2. **Kinetic Yield:** If the local 8B model cannot resolve the constraints (e.g., it times out, or the FSM physically traps on an impossible parsing constraint), the router intercepts the local exception.
3. **The Escalation:** The router autonomously repackages the HTTP request and transmits it to the Tier 2 Cloud Oracle, trading marginal monetary cost for a massive increase in reasoning depth.
4. **The Epistemic Yield:** Only if the 1-Trillion parameter Tier 2 model *also* exhausts its $k_{max} = 3$ retry loop does the router raise an `EpistemicYieldError`.
5. **Orchestrator Suspension:** This exception is caught by the Temporal worker, safely pausing the thread and signaling the human operator (The Oracle Circuit) for manual intervention.
---
## 4. Compute Budget Caging (Token Economics)
Because the Temporal orchestrator executes autonomous retry loops, a faulty agent logic structure could query a Tier 2 API thousands of times, resulting in a denial-of-wallet attack.

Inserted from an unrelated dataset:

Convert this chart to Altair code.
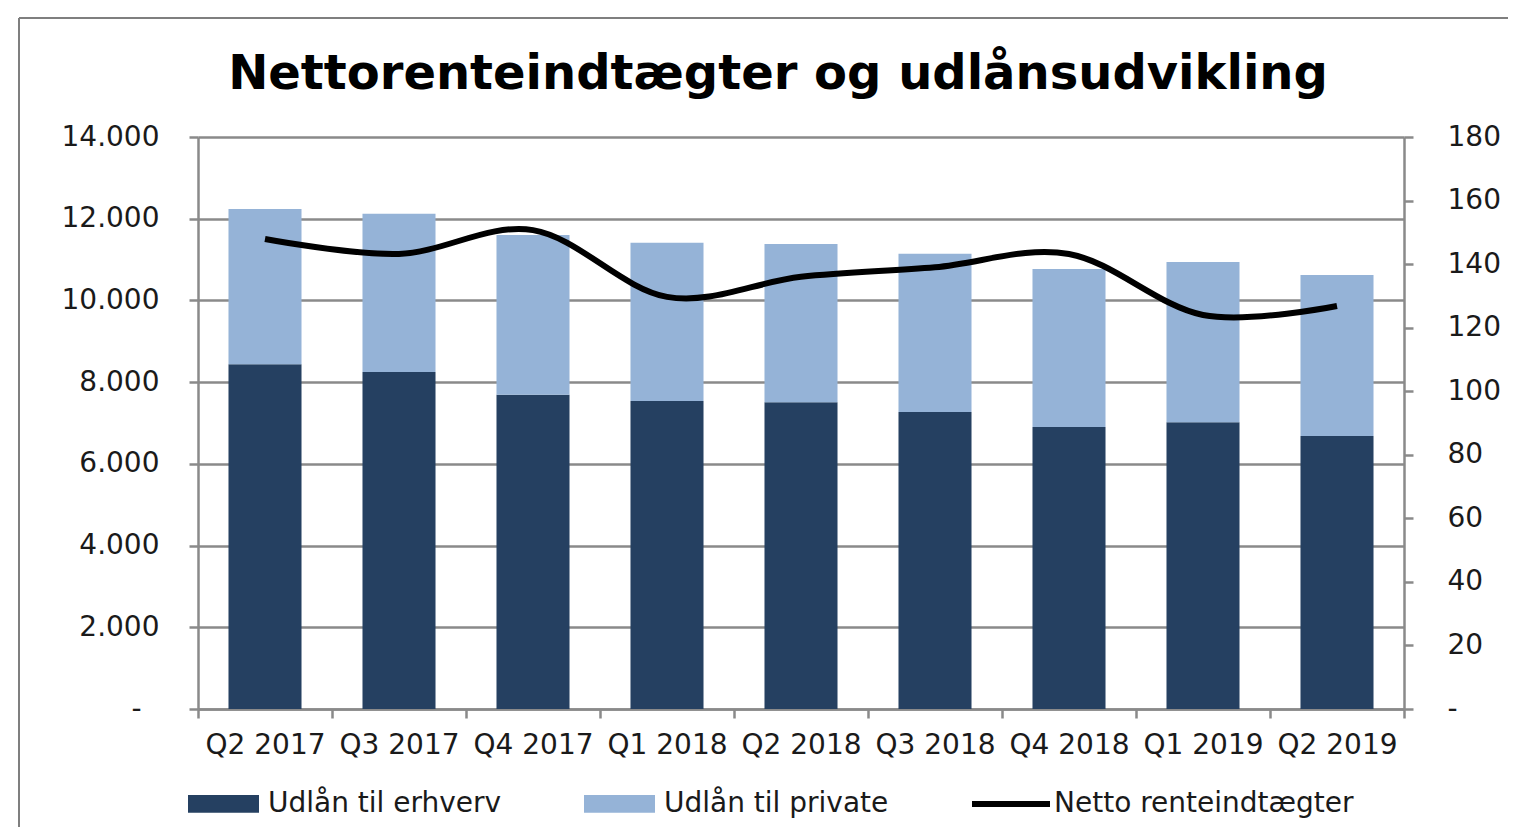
import altair as alt
import pandas as pd

# ---------------- data ----------------
quarters = ["Q2 2017", "Q3 2017", "Q4 2017", "Q1 2018", "Q2 2018",
            "Q3 2018", "Q4 2018", "Q1 2019", "Q2 2019"]
erhverv = [8440, 8250, 7690, 7540, 7510, 7270, 6900, 7020, 6680]
private = [3800, 3870, 3910, 3870, 3870, 3870, 3870, 3920, 3940]
netto = [147.9, 143.2, 150.7, 129.7, 136.0, 139.0, 143.2, 124.0, 126.8]

series_bar = ["Udlån til erhverv", "Udlån til private"]
series_line = "Netto renteindtægter"
bar_colors = ["#254061", "#95B3D7"]
left_ticks = [0, 2000, 4000, 6000, 8000, 10000, 12000, 14000]
right_ticks = [0, 20, 40, 60, 80, 100, 120, 140, 160, 180]
title_text = "Nettorenteindtægter og udlånsudvikling"

rows = []
for i, q in enumerate(quarters):
    rows.append({"q": q, "serie": series_bar[0], "v": erhverv[i], "ord": 0})
    rows.append({"q": q, "serie": series_bar[1], "v": private[i], "ord": 1})
bars_df = pd.DataFrame(rows)
line_df = pd.DataFrame({"q": quarters, "v": netto, "serie": [series_line] * len(quarters)})

# ---------------- style ----------------
FONT = "DejaVu Sans"
GRAY = "#8a8a8a"
TXT = "#1a1a1a"
FS = 28

x_enc = alt.X(
    "q:N", sort=quarters,
    scale=alt.Scale(paddingInner=0, paddingOuter=0),
    axis=alt.Axis(title=None, labelAngle=0, labelFont=FONT, labelFontSize=FS,
                  labelColor=TXT, labelPadding=13, labelOverlap=False,
                  tickBand="extent", tickSize=9, tickWidth=2.5, tickColor=GRAY,
                  domainColor=GRAY, domainWidth=2.5, grid=False),
)

bars = alt.Chart(bars_df).mark_bar(width=alt.RelativeBandSize(0.545)).encode(
    x=x_enc,
    y=alt.Y(
        "v:Q", stack="zero",
        scale=alt.Scale(domain=[0, 14000], nice=False, zero=True),
        axis=alt.Axis(
            title=None, orient="left", values=left_ticks,
            labelExpr="datum.value == 0 ? '-\u00a0\u00a0\u200d' : replace(format(datum.value, ','), ',', '.')",
            labelFont=FONT, labelFontSize=FS, labelColor=TXT, labelPadding=30,
            tickSize=9, tickWidth=2.5, tickColor=GRAY,
            domainColor=GRAY, domainWidth=2.5,
            grid=True, gridColor=GRAY, gridWidth=2.5,
        ),
    ),
    color=alt.Color(
        "serie:N",
        scale=alt.Scale(domain=series_bar, range=bar_colors),
        legend=alt.Legend(
            title=None, orient="none", legendX=-10, legendY=631,
            direction="horizontal",
            symbolType="M-1,-0.25H1V0.25H-1Z", symbolSize=5041,
            symbolStrokeWidth=0, symbolOpacity=1,
            labelFont=FONT, labelFontSize=FS, labelColor=TXT, labelLimit=600,
            labelOffset=9, columnPadding=82,
        ),
    ),
    order=alt.Order("ord:Q", sort="ascending"),
)

line = alt.Chart(line_df).mark_line(interpolate="cardinal", strokeWidth=6).encode(
    x=x_enc,
    y=alt.Y(
        "v:Q",
        scale=alt.Scale(domain=[0, 180], nice=False, zero=True),
        axis=alt.Axis(
            title=None, orient="right", values=right_ticks,
            labelExpr="datum.value == 0 ? '-' : format(datum.value, 'd')",
            labelFont=FONT, labelFontSize=FS, labelColor=TXT, labelPadding=34,
            tickSize=9, tickWidth=2.5, tickColor=GRAY,
            domainColor=GRAY, domainWidth=2.5, grid=False,
        ),
    ),
    stroke=alt.Stroke(
        "serie:N",
        scale=alt.Scale(domain=[series_line], range=["#000000"]),
        legend=alt.Legend(
            title=None, orient="none", legendX=771, legendY=625,
            symbolType="stroke", symbolSize=6084, symbolStrokeWidth=6,
            labelFont=FONT, labelFontSize=FS, labelColor=TXT, labelLimit=600,
            labelOffset=1,
        ),
    ),
)

deco_data = alt.Data(values=[{"k": 0}])
frame_top = alt.Chart(deco_data).mark_rule(color="#7f7f7f", strokeWidth=2).encode(
    x=alt.value(-179), x2=alt.value(1310), y=alt.value(-119)
)
frame_left = alt.Chart(deco_data).mark_rule(color="#7f7f7f", strokeWidth=2).encode(
    x=alt.value(-179), y=alt.value(-119), y2=alt.value(690)
)
title = alt.Chart(deco_data).mark_text(
    text=title_text, font=FONT, fontSize=48, fontWeight="bold", color="#000000",
    align="center", baseline="alphabetic",
).encode(x=alt.value(580), y=alt.value(-48))

chart = (
    alt.layer(bars, line, frame_top, frame_left, title)
    .resolve_scale(y="independent")
    .properties(
        width=1206, height=572,
        padding={"left": 10, "top": 9, "right": 0, "bottom": 0},
    )
    .configure_view(stroke=None)
)

chart.save("out.html", embed_options={"renderer": "svg", "actions": False})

To prevent infinite-loop bankruptcy, the `TensorRouter` maintains an atomic state counter for every active `workflow_id`.
* **The Constraint:** The system architect defines $\Omega_{workflow}$ (the absolute maximum token ceiling for a given workflow).
* **Cost Calculation:** The router tracks $T_{in}$ (Prompt Tokens) and $T_{out}$ (Completion Tokens) per network request. Because autoregressive generation requires a full forward pass per token, completion tokens are weighted thermodynamically heavier:
$$C_i = T_{in} + (T_{out} \times 3)$$
* **The Cage:** Before returning the generated result to the Temporal worker, the router calculates the new cumulative total. If the execution breaches the ceiling ($\sum C_i > \Omega_{workflow}$), the router instantly severs the TLS socket and raises a `BudgetExceededError`. This bypasses standard retry logic and forces an immediate, safe suspension of the workflow.